Omit every picture, and retype the lines that run from the beginning of the data below through the line containing "const H = 738;", inclusive.
┌─ Recorded data
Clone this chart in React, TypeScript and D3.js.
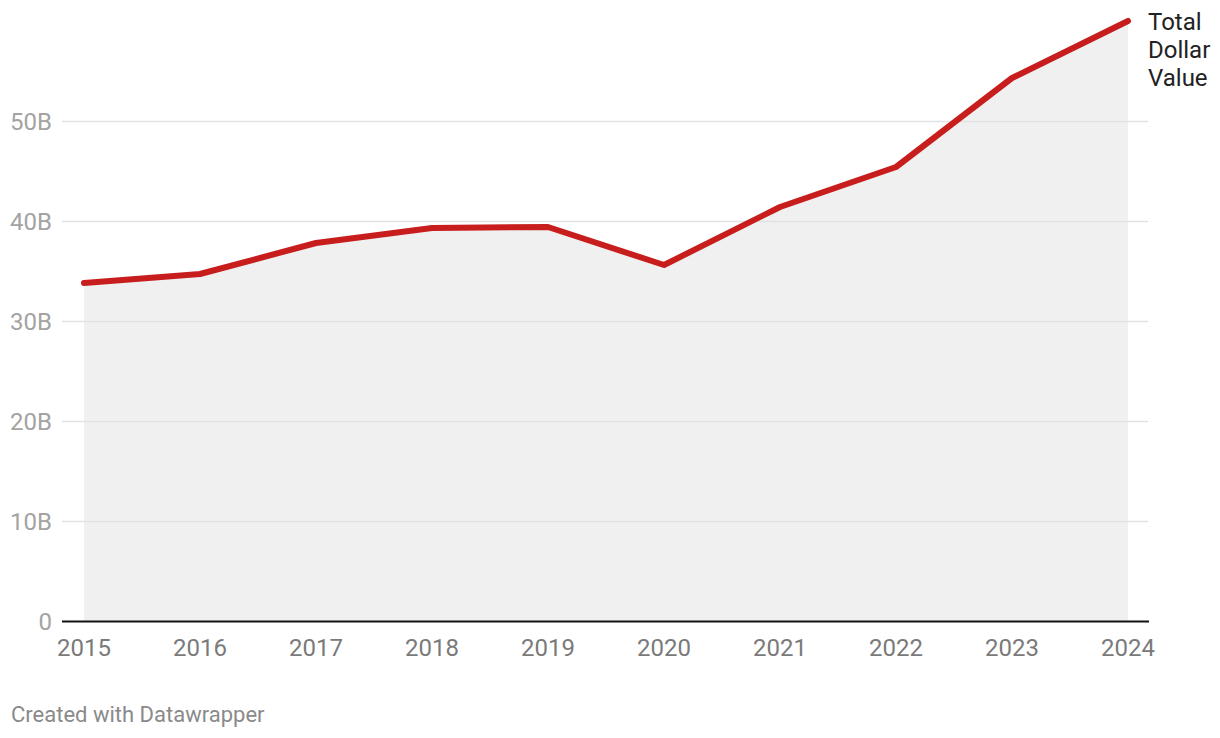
import React from "react";
import * as d3 from "d3";

const years = [2015, 2016, 2017, 2018, 2019, 2020, 2021, 2022, 2023, 2024];
const values = [33.8, 34.7, 37.8, 39.3, 39.4, 35.6, 41.4, 45.4, 54.3, 60.0];
const yTicks = [0, 10, 20, 30, 40, 50];
const yTickLabels = ["0", "10B", "20B", "30B", "40B", "50B"];
const seriesLabel = ["Total", "Dollar", "Value"];
const credit = "Created with Datawrapper";

const W = 1220;
const H = 738;

export default function App() {
  const x = d3.scaleLinear().domain([2015, 2024]).range([84, 1128]);
  const y = d3.scaleLinear().domain([0, 50]).range([621, 121]);
  const line = d3
    .line<number>()
    .x((_, i) => x(years[i]))
    .y((d) => y(d));
  const area = d3
    .area<number>()
    .x((_, i) => x(years[i]))
    .y0(y(0))
    .y1((d) => y(d));
  const font = "Roboto, 'Noto Sans', sans-serif";
  const last = values[values.length - 1];
  return (
    <svg
      width={W}
      height={H}
      style={{ position: "absolute", left: 0, top: 0, background: "#fff" }}
      fontFamily={font}
    >
      <path d={area(values) || ""} fill="#f0f0f0" />
      {yTicks.map((t) =>
        t === 0 ? null : (
          <line
            key={t}
            x1={62}
            x2={1148}
            y1={y(t) + 0.5}
            y2={y(t) + 0.5}
            stroke="#e2e2e2"
            strokeWidth={1.5}
          />
        )
      )}
      {yTicks.map((t, i) => (
        <text
          key={"l" + t}
          x={52}
          y={y(t)}
          dy="0.36em"
          textAnchor="end"
          fontSize={24}
          fill="#a3a3a3"
        >
          {yTickLabels[i]}
        </text>
      ))}
      <line x1={62} x2={1149} y1={y(0) + 0.5} y2={y(0) + 0.5} stroke="#111" strokeWidth={2} />
      {years.map((yr) => (
        <text
          key={yr}
          x={x(yr)}
          y={656}
          textAnchor="middle"
          fontSize={24}
          fill="#7a7a7a"
        >
          {yr}
        </text>
      ))}
      <path
        d={line(values) || ""}
        fill="none"
        stroke="#c71e1d"
        strokeWidth={6}
        strokeLinejoin="round"
        strokeLinecap="round"
      />
      {seriesLabel.map((s, i) => (
        <text
          key={s}
          x={1148}
          y={y(last) + i * 28}
          dy="0.36em"
          fontSize={24}
          fill="#222"
        >
          {s}
        </text>
      ))}
      <text x={11} y={722} fontSize={22} fill="#8a8a8a">
        {credit}
      </text>
    </svg>
  );
}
└─
• [Written answer]:
Clone this chart in React, TypeScript and D3.js.
import React from "react";
import * as d3 from "d3";

const years = [2015, 2016, 2017, 2018, 2019, 2020, 2021, 2022, 2023, 2024];
const values = [33.8, 34.7, 37.8, 39.3, 39.4, 35.6, 41.4, 45.4, 54.3, 60.0];
const yTicks = [0, 10, 20, 30, 40, 50];
const yTickLabels = ["0", "10B", "20B", "30B", "40B", "50B"];
const seriesLabel = ["Total", "Dollar", "Value"];
const credit = "Created with Datawrapper";

const W = 1220;
const H = 738;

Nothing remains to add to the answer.